Records from a data collection
++++++

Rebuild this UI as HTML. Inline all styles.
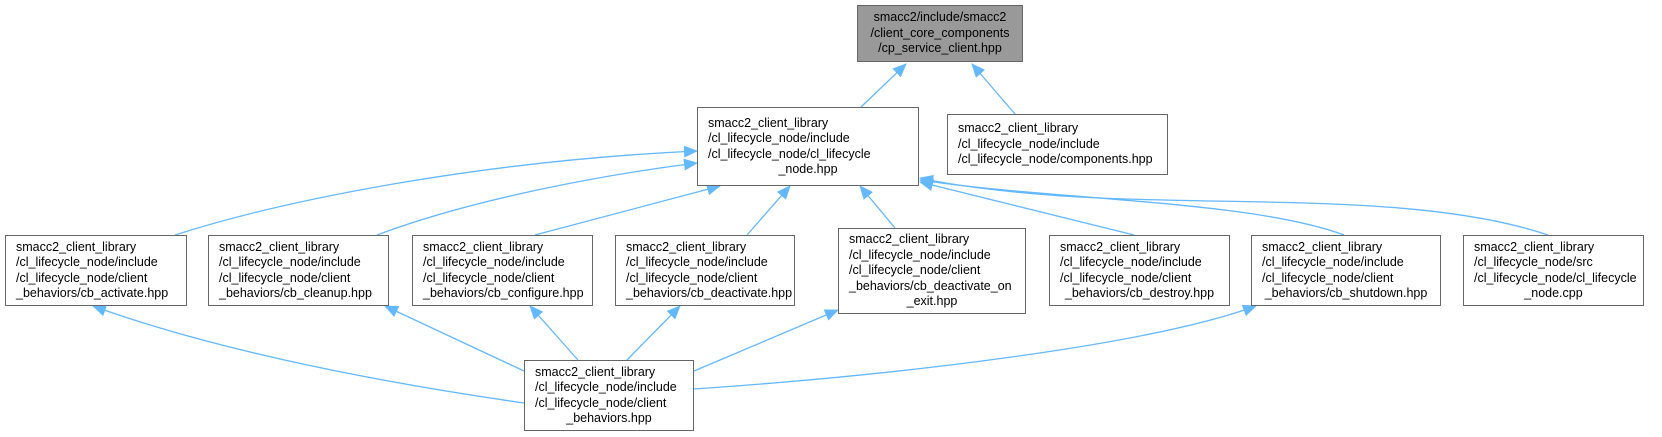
<!DOCTYPE html>
<html><head><meta charset="utf-8"><style>
html,body{margin:0;padding:0;background:#fff;}
body{width:1662px;height:437px;position:relative;overflow:hidden;font-family:"Liberation Sans",Arial,sans-serif;}
.n{position:absolute;box-sizing:border-box;border:1.5px solid #666;background:#fff;font-size:12.5px;line-height:15.5px;color:#000;padding:0 0 0 10px;display:flex;flex-direction:column;justify-content:center;white-space:nowrap;}
.n span.c{text-align:center;padding-right:10px;}
svg{position:absolute;left:0;top:0;}
</style></head><body>
<svg width="1662" height="437">
<defs><marker id="a" markerWidth="14" markerHeight="12" refX="13" refY="6" orient="auto" markerUnits="userSpaceOnUse"><path d="M0,0 L14,6 L0,12 z" fill="#63b8ff"/></marker></defs>
<g stroke="#63b8ff" stroke-width="1.3" fill="none" marker-end="url(#a)">
<path d="M861,107 L906,64"/>
<path d="M1015,114 L972,64"/>
<path d="M175,235 C300,195 500,160 697,151"/>
<path d="M377,235 C470,200 600,175 697,163"/>
<path d="M535,235 L720,186"/>
<path d="M747,235 L790,186"/>
<path d="M895,228 L860,186"/>
<path d="M1134,235 L920,182"/>
<path d="M1344,235 C1250,200 1050,200 920,180"/>
<path d="M1548,235 C1430,195 1250,205 1100,198 C1030,195 960,187 920,178"/>
<path d="M524,403 C350,378 200,345 93,306"/>
<path d="M524,371 L385,306"/>
<path d="M578,360 L530,306"/>
<path d="M627,360 L680,306"/>
<path d="M694,371 L838,310"/>
<path d="M694,389 C900,375 1150,345 1256,306"/>
</g>
</svg>
<div class="n" style="left:857px;top:5px;width:166px;height:57px;background:#999;padding:0;"><span class="c" style="padding:0">smacc2/include/smacc2<br>/client_core_components<br>/cp_service_client.hpp</span></div>
<div class="n" style="left:697px;top:107px;width:222px;height:79px;">smacc2_client_library<br>/cl_lifecycle_node/include<br>/cl_lifecycle_node/cl_lifecycle<br><span class="c">_node.hpp</span></div>
<div class="n" style="left:947px;top:114px;width:221px;height:61px;">smacc2_client_library<br>/cl_lifecycle_node/include<br>/cl_lifecycle_node/components.hpp</div>
<div class="n" style="left:5px;top:235px;width:182px;height:71px;">smacc2_client_library<br>/cl_lifecycle_node/include<br>/cl_lifecycle_node/client<br>_behaviors/cb_activate.hpp</div>
<div class="n" style="left:208px;top:235px;width:181px;height:71px;">smacc2_client_library<br>/cl_lifecycle_node/include<br>/cl_lifecycle_node/client<br>_behaviors/cb_cleanup.hpp</div>
<div class="n" style="left:412px;top:235px;width:181px;height:71px;">smacc2_client_library<br>/cl_lifecycle_node/include<br>/cl_lifecycle_node/client<br>_behaviors/cb_configure.hpp</div>
<div class="n" style="left:615px;top:235px;width:180px;height:71px;">smacc2_client_library<br>/cl_lifecycle_node/include<br>/cl_lifecycle_node/client<br>_behaviors/cb_deactivate.hpp</div>
<div class="n" style="left:838px;top:228px;width:188px;height:86px;">smacc2_client_library<br>/cl_lifecycle_node/include<br>/cl_lifecycle_node/client<br>_behaviors/cb_deactivate_on<br><span class="c">_exit.hpp</span></div>
<div class="n" style="left:1049px;top:235px;width:181px;height:71px;">smacc2_client_library<br>/cl_lifecycle_node/include<br>/cl_lifecycle_node/client<br><span class="c">_behaviors/cb_destroy.hpp</span></div>
<div class="n" style="left:1251px;top:235px;width:190px;height:71px;">smacc2_client_library<br>/cl_lifecycle_node/include<br>/cl_lifecycle_node/client<br><span class="c">_behaviors/cb_shutdown.hpp</span></div>
<div class="n" style="left:1463px;top:235px;width:181px;height:71px;">smacc2_client_library<br>/cl_lifecycle_node/src<br>/cl_lifecycle_node/cl_lifecycle<br><span class="c">_node.cpp</span></div>
<div class="n" style="left:524px;top:360px;width:170px;height:71px;">smacc2_client_library<br>/cl_lifecycle_node/include<br>/cl_lifecycle_node/client<br><span class="c">_behaviors.hpp</span></div>
</body></html>
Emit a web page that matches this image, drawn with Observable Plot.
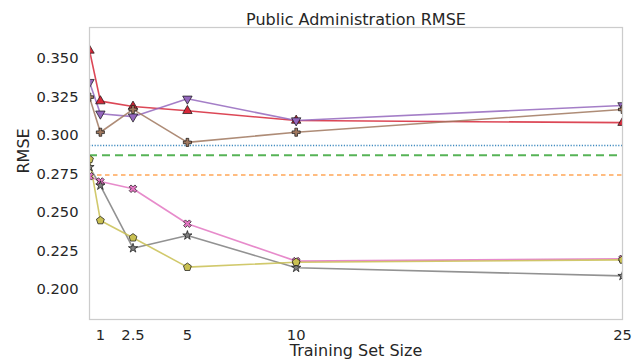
<!DOCTYPE html>
<html>
<head>
<meta charset="utf-8">
<script src="https://cdn.jsdelivr.net/npm/d3@7"></script>
<script src="https://cdn.jsdelivr.net/npm/@observablehq/plot@0.6"></script>
<style>
  html, body { margin: 0; padding: 0; background: #ffffff; }
</style>
</head>
<body>
<div id="chart"></div>
<script>
// Training set sizes (x positions of every model curve)
const trainingSizes = [0.5, 1, 2.5, 5, 10, 25];
const xTicks = [1, 2.5, 5, 10, 25];
const yTicks = [0.200, 0.225, 0.250, 0.275, 0.300, 0.325, 0.350];

// RMSE of each model per training set size
const rmseRed    = [0.3552, 0.3223, 0.3188, 0.3160, 0.3097, 0.3083];
const rmsePurple = [0.3346, 0.3141, 0.3122, 0.3238, 0.3097, 0.3195];
const rmseBrown  = [0.3249, 0.3021, 0.3169, 0.2955, 0.3021, 0.3169];
const rmsePink   = [0.2735, 0.2701, 0.2654, 0.2427, 0.2184, 0.2199];
const rmseGray   = [0.2795, 0.2675, 0.2268, 0.2351, 0.2141, 0.2088];
const rmseOlive  = [0.2845, 0.2448, 0.2336, 0.2145, 0.2177, 0.2192];

// Constant reference levels drawn as horizontal lines
const baselineBlue   = 0.2935;
const baselineGreen  = 0.2871;
const baselineOrange = 0.2743;

const titleText = "Public Administration RMSE";
const xLabel = "Training Set Size";
const yLabel = "RMSE";

// --- custom marker shapes -------------------------------------------------
const sqrt3 = Math.sqrt(3);
const triangleDown = {
  draw(ctx, size) {
    const y = -Math.sqrt(size / (sqrt3 * 3));
    ctx.moveTo(0, -y * 2);
    ctx.lineTo(-sqrt3 * y, y);
    ctx.lineTo(sqrt3 * y, y);
    ctx.closePath();
  }
};
const filledX = {
  draw(ctx, size) {
    const r = Math.sqrt(size / 5) / 2;
    const pts = [[-3*r,-r],[-r,-r],[-r,-3*r],[r,-3*r],[r,-r],[3*r,-r],
                 [3*r,r],[r,r],[r,3*r],[-r,3*r],[-r,r],[-3*r,r]];
    const c = Math.SQRT1_2;
    pts.forEach(([px, py], i) => {
      const qx = px * c - py * c, qy = px * c + py * c;
      if (i === 0) ctx.moveTo(qx, qy); else ctx.lineTo(qx, qy);
    });
    ctx.closePath();
  }
};
const pentagon = {
  draw(ctx, size) {
    const R = Math.sqrt(size / (2.5 * Math.sin(2 * Math.PI / 5)));
    for (let i = 0; i < 5; i++) {
      const a = -Math.PI / 2 + i * 2 * Math.PI / 5;
      const px = R * Math.cos(a), py = R * Math.sin(a);
      if (i === 0) ctx.moveTo(px, py); else ctx.lineTo(px, py);
    }
    ctx.closePath();
  }
};

const series = [
  {values: rmseRed,    color: "#d62738", symbol: "triangle",  r: 3.5},
  {values: rmsePurple, color: "#9467bd", symbol: triangleDown, r: 3.5},
  {values: rmseBrown,  color: "#a0785f", symbol: "cross",      r: 3.4},
  {values: rmsePink,   color: "#e377c2", symbol: filledX,      r: 3.4},
  {values: rmseGray,   color: "#7f7f7f", symbol: "star",       r: 2.9},
  {values: rmseOlive,  color: "#c9c052", symbol: pentagon,     r: 3.6}
];

const marks = [];

// horizontal reference levels
marks.push(Plot.ruleY([baselineBlue],   {stroke: "#1f77b4", strokeWidth: 1.5, strokeDasharray: "1.2,1.6", strokeOpacity: 0.85}));
marks.push(Plot.ruleY([baselineGreen],  {stroke: "#2ca02c", strokeWidth: 2,   strokeDasharray: "8,5",     strokeOpacity: 0.8}));
marks.push(Plot.ruleY([baselineOrange], {stroke: "#ff7f0e", strokeWidth: 1.5, strokeDasharray: "4.5,3.5", strokeOpacity: 0.7}));

// model curves with markers
for (const s of series) {
  const rows = trainingSizes.map((x, i) => ({x, y: s.values[i]}));
  marks.push(Plot.line(rows, {x: "x", y: "y", stroke: s.color, strokeWidth: 1.6, strokeOpacity: 0.85, clip: true}));
}
for (const s of series) {
  const rows = trainingSizes.map((x, i) => ({x, y: s.values[i]}));
  marks.push(Plot.dot(rows, {x: "x", y: "y", symbol: s.symbol, r: s.r, fill: s.color,
                             stroke: "#111", strokeWidth: 0.7, clip: true}));
}

marks.push(Plot.frame({stroke: "#cccccc", strokeWidth: 1.25}));

marks.push(Plot.axisX({ticks: xTicks, tickSize: 0, tickPadding: 10, tickFormat: d => String(d),
                       label: null, fontSize: 14.7}));
marks.push(Plot.axisY({ticks: yTicks, tickSize: 0, tickPadding: 11, tickFormat: d3.format(".3f"),
                       label: null, fontSize: 14.7}));

marks.push(Plot.text([titleText], {text: d => d, frameAnchor: "top", dy: -14, fontSize: 16}));
marks.push(Plot.text([xLabel], {text: d => d, frameAnchor: "bottom", dy: 36.5, fontSize: 16}));
marks.push(Plot.text([yLabel], {text: d => d, frameAnchor: "left", dx: -65.5, rotate: -90, fontSize: 16}));

const chart = Plot.plot({
  width: 632,
  height: 364,
  marginLeft: 89,
  marginRight: 10,
  marginTop: 27,
  marginBottom: 45,
  x: {type: "linear", domain: [0.5, 25]},
  y: {type: "linear", domain: [0.1805, 0.3701]},
  style: {fontFamily: "'DejaVu Sans', sans-serif", color: "#262626", background: "#ffffff", overflow: "visible"},
  marks
});
document.getElementById("chart").appendChild(chart);
</script>
</body>
</html>
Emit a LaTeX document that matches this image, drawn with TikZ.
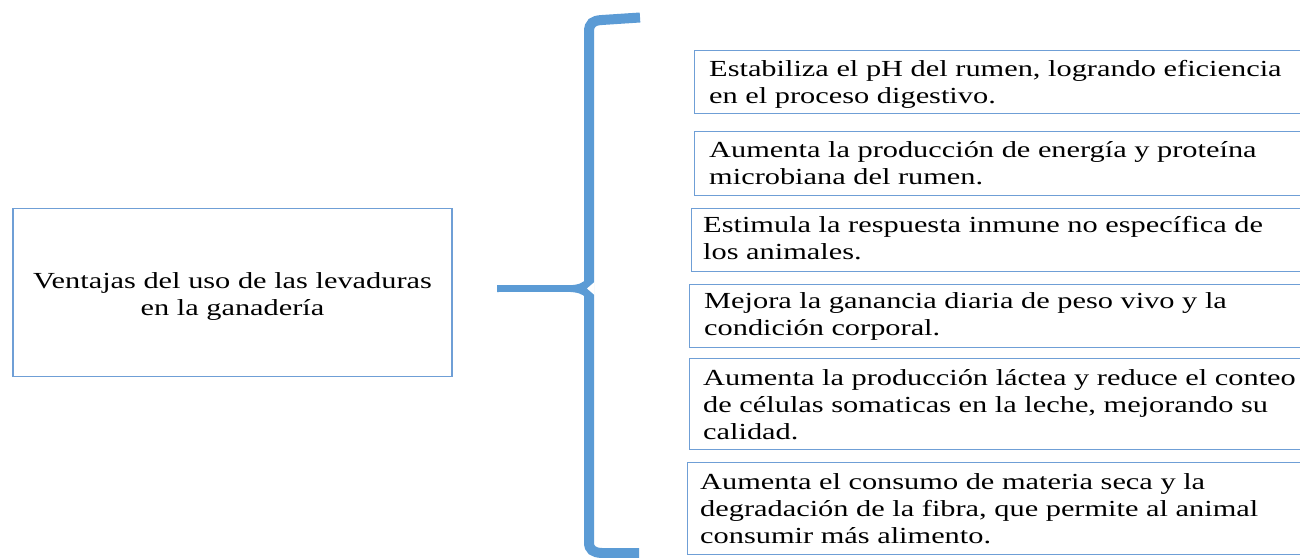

++++++

- **PROBLEM TO SOLVE**:
Report all lines of the material that contain the word "Emit".

- **RESPONSE TO THE EXERCISE**:
Emit a web page that matches this image, drawn with Observable Plot.
Emit a LaTeX document that matches this image, drawn with TikZ.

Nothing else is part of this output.